Aim of the exercise >>
Quote the listing below in its entirety, omitting every image.

Data segment >>
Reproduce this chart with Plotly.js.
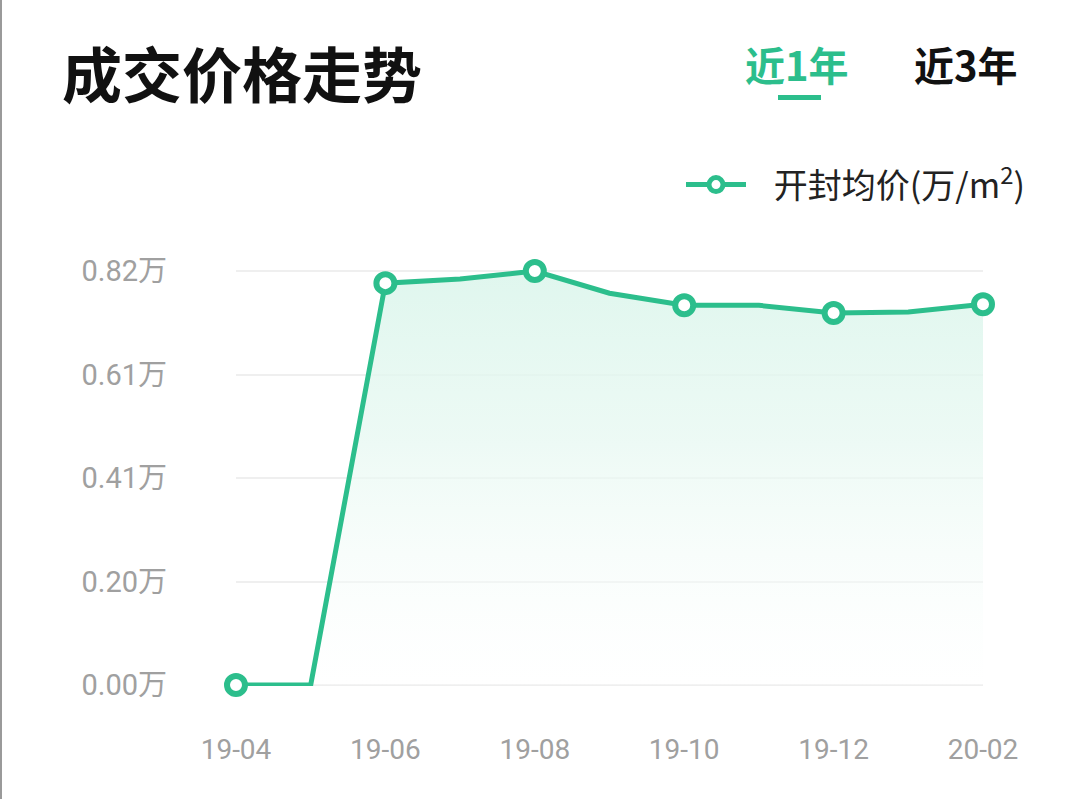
<!DOCTYPE html>
<html>
<head>
<meta charset="utf-8">
<script src="https://cdn.plot.ly/plotly-3.0.1.min.js"></script>
<style>
  html, body { margin: 0; padding: 0; background: #fff; }
  #plot { width: 1080px; height: 799px; }
</style>
</head>
<body>
<div id="plot"></div>
<script>
const months = ['19-04', '19-05', '19-06', '19-07', '19-08', '19-09', '19-10', '19-11', '19-12', '20-01', '20-02'];
const avgPrice = [0, 0, 0.796, 0.804, 0.82, 0.776, 0.752, 0.752, 0.737, 0.739, 0.754];
const markedMonths = ['19-04', '19-06', '19-08', '19-10', '19-12', '20-02'];
const yTickVals = [0, 0.205, 0.41, 0.615, 0.82];
const yTickText = ['0.00万', '0.20万', '0.41万', '0.61万', '0.82万'];
const seriesName = '\u00a0\u00a0\u00a0开封均价(万/m<sup>2</sup>)';

const green = 'rgb(44,190,140)';

// plot area in pixels: x 236..983, y 271..685
const L = 236, R = 97, T = 270, B = 113;
const W = 1080 - L - R, H = 799 - T - B;
const px = (x) => (x - L) / W;
const py = (y) => (799 - B - y) / H;

const markedPrice = markedMonths.map((m) => avgPrice[months.indexOf(m)]);

const lineTrace = {
  x: months,
  y: avgPrice,
  type: 'scatter',
  mode: 'lines',
  line: { color: green, width: 5 },
  fill: 'tozeroy',
  fillgradient: {
    type: 'vertical',
    colorscale: [[0, 'rgba(255,255,255,0.3)'], [0.6, 'rgba(230,248,241,0.75)'], [1, 'rgba(218,245,235,0.85)']],
  },
  showlegend: false,
  cliponaxis: false,
  hoverinfo: 'skip',
};

const markerTrace = {
  x: markedMonths,
  y: markedPrice,
  type: 'scatter',
  mode: 'markers',
  marker: { symbol: 'circle', size: 18, color: '#fff', line: { color: green, width: 6 } },
  showlegend: false,
  cliponaxis: false,
};

const legendTrace = {
  x: [null],
  y: [null],
  type: 'scatter',
  mode: 'lines+markers',
  name: seriesName,
  line: { color: green, width: 5 },
  marker: { symbol: 'circle', size: 14, color: '#fff', line: { color: green, width: 5 } },
};

const layout = {
  width: 1080,
  height: 799,
  margin: { l: L, r: R, t: T, b: B },
  paper_bgcolor: '#fff',
  plot_bgcolor: '#fff',
  font: { family: 'Roboto, "Noto Sans CJK SC", sans-serif', color: '#a0a0a0' },
  showlegend: true,
  legend: {
    x: px(1030), xanchor: 'right',
    y: py(185), yanchor: 'middle',
    font: { size: 34, color: '#222', family: '"Noto Sans CJK SC", sans-serif' },
    bgcolor: 'rgba(0,0,0,0)',
    itemwidth: 60,
  },
  xaxis: {
    type: 'category',
    categoryorder: 'array',
    categoryarray: months,
    range: [0, months.length - 1],
    tickvals: markedMonths,
    ticks: '',
    showgrid: false,
    zeroline: false,
    showline: false,
    ticklabelstandoff: 44,
    tickfont: { size: 28, color: '#a0a0a0' },
    fixedrange: true,
  },
  yaxis: {
    range: [-0.002, 0.822],
    tickvals: yTickVals,
    ticktext: yTickText,
    ticks: '',
    showgrid: true,
    gridcolor: '#efefef',
    gridwidth: 2,
    zeroline: false,
    showline: false,
    ticklabelstandoff: 68,
    tickfont: { size: 29, color: '#a0a0a0' },
    fixedrange: true,
  },
  annotations: [
    {
      text: '<b>成交价格走势</b>',
      xref: 'paper', yref: 'paper',
      x: px(60), y: py(72), xanchor: 'left', yanchor: 'middle',
      showarrow: false,
      font: { size: 60, color: '#111', family: '"Noto Sans CJK SC", sans-serif' },
    },
    {
      text: '<b>近1年</b>',
      xref: 'paper', yref: 'paper',
      x: px(797), y: py(64), xanchor: 'center', yanchor: 'middle',
      showarrow: false,
      font: { size: 40, color: green, family: '"Noto Sans CJK SC", sans-serif' },
    },
    {
      text: '<b>近3年</b>',
      xref: 'paper', yref: 'paper',
      x: px(966), y: py(64), xanchor: 'center', yanchor: 'middle',
      showarrow: false,
      font: { size: 40, color: '#111', family: '"Noto Sans CJK SC", sans-serif' },
    },
  ],
  shapes: [
    {
      type: 'rect', xref: 'paper', yref: 'paper',
      x0: px(778), x1: px(821), y0: py(100), y1: py(95),
      fillcolor: green, line: { width: 0 },
    },
    {
      type: 'line', xref: 'paper', yref: 'paper',
      x0: px(1), x1: px(1), y0: py(799), y1: py(0),
      line: { color: '#9a9a9a', width: 2 },
    },
  ],
};

Plotly.newPlot('plot', [lineTrace, markerTrace, legendTrace], layout, { displayModeBar: false, staticPlot: true });
</script>
</body>
</html>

Answer to this problem >>
Reproduce this chart with Plotly.js.
<!DOCTYPE html>
<html>
<head>
<meta charset="utf-8">
<script src="https://cdn.plot.ly/plotly-3.0.1.min.js"></script>
<style>
  html, body { margin: 0; padding: 0; background: #fff; }
  #plot { width: 1080px; height: 799px; }
</style>
</head>
<body>
<div id="plot"></div>
<script>
const months = ['19-04', '19-05', '19-06', '19-07', '19-08', '19-09', '19-10', '19-11', '19-12', '20-01', '20-02'];
const avgPrice = [0, 0, 0.796, 0.804, 0.82, 0.776, 0.752, 0.752, 0.737, 0.739, 0.754];
const markedMonths = ['19-04', '19-06', '19-08', '19-10', '19-12', '20-02'];
const yTickVals = [0, 0.205, 0.41, 0.615, 0.82];
const yTickText = ['0.00万', '0.20万', '0.41万', '0.61万', '0.82万'];
const seriesName = '\u00a0\u00a0\u00a0开封均价(万/m<sup>2</sup>)';

const green = 'rgb(44,190,140)';

// plot area in pixels: x 236..983, y 271..685
const L = 236, R = 97, T = 270, B = 113;
const W = 1080 - L - R, H = 799 - T - B;
const px = (x) => (x - L) / W;
const py = (y) => (799 - B - y) / H;

const markedPrice = markedMonths.map((m) => avgPrice[months.indexOf(m)]);

const lineTrace = {
  x: months,
  y: avgPrice,
  type: 'scatter',
  mode: 'lines',
  line: { color: green, width: 5 },
  fill: 'tozeroy',
  fillgradient: {
    type: 'vertical',
    colorscale: [[0, 'rgba(255,255,255,0.3)'], [0.6, 'rgba(230,248,241,0.75)'], [1, 'rgba(218,245,235,0.85)']],
  },
  showlegend: false,
  cliponaxis: false,
  hoverinfo: 'skip',
};

const markerTrace = {
  x: markedMonths,
  y: markedPrice,
  type: 'scatter',
  mode: 'markers',
  marker: { symbol: 'circle', size: 18, color: '#fff', line: { color: green, width: 6 } },
  showlegend: false,
  cliponaxis: false,
};

const legendTrace = {
  x: [null],
  y: [null],
  type: 'scatter',
  mode: 'lines+markers',
  name: seriesName,
  line: { color: green, width: 5 },
  marker: { symbol: 'circle', size: 14, color: '#fff', line: { color: green, width: 5 } },
};

const layout = {
  width: 1080,
  height: 799,
  margin: { l: L, r: R, t: T, b: B },
  paper_bgcolor: '#fff',
  plot_bgcolor: '#fff',
  font: { family: 'Roboto, "Noto Sans CJK SC", sans-serif', color: '#a0a0a0' },
  showlegend: true,
  legend: {
    x: px(1030), xanchor: 'right',
    y: py(185), yanchor: 'middle',
    font: { size: 34, color: '#222', family: '"Noto Sans CJK SC", sans-serif' },
    bgcolor: 'rgba(0,0,0,0)',
    itemwidth: 60,
  },
  xaxis: {
    type: 'category',
    categoryorder: 'array',
    categoryarray: months,
    range: [0, months.length - 1],
    tickvals: markedMonths,
    ticks: '',
    showgrid: false,
    zeroline: false,
    showline: false,
    ticklabelstandoff: 44,
    tickfont: { size: 28, color: '#a0a0a0' },
    fixedrange: true,
  },
  yaxis: {
    range: [-0.002, 0.822],
    tickvals: yTickVals,
    ticktext: yTickText,
    ticks: '',
    showgrid: true,
    gridcolor: '#efefef',
    gridwidth: 2,
    zeroline: false,
    showline: false,
    ticklabelstandoff: 68,
    tickfont: { size: 29, color: '#a0a0a0' },
    fixedrange: true,
  },
  annotations: [
    {
      text: '<b>成交价格走势</b>',
      xref: 'paper', yref: 'paper',
      x: px(60), y: py(72), xanchor: 'left', yanchor: 'middle',
      showarrow: false,
      font: { size: 60, color: '#111', family: '"Noto Sans CJK SC", sans-serif' },
    },
    {
      text: '<b>近1年</b>',
      xref: 'paper', yref: 'paper',
      x: px(797), y: py(64), xanchor: 'center', yanchor: 'middle',
      showarrow: false,
      font: { size: 40, color: green, family: '"Noto Sans CJK SC", sans-serif' },
    },
    {
      text: '<b>近3年</b>',
      xref: 'paper', yref: 'paper',
      x: px(966), y: py(64), xanchor: 'center', yanchor: 'middle',
      showarrow: false,
      font: { size: 40, color: '#111', family: '"Noto Sans CJK SC", sans-serif' },
    },
  ],
  shapes: [
    {
      type: 'rect', xref: 'paper', yref: 'paper',
      x0: px(778), x1: px(821), y0: py(100), y1: py(95),
      fillcolor: green, line: { width: 0 },
    },
    {
      type: 'line', xref: 'paper', yref: 'paper',
      x0: px(1), x1: px(1), y0: py(799), y1: py(0),
      line: { color: '#9a9a9a', width: 2 },
    },
  ],
};

Plotly.newPlot('plot', [lineTrace, markerTrace, legendTrace], layout, { displayModeBar: false, staticPlot: true });
</script>
</body>
</html>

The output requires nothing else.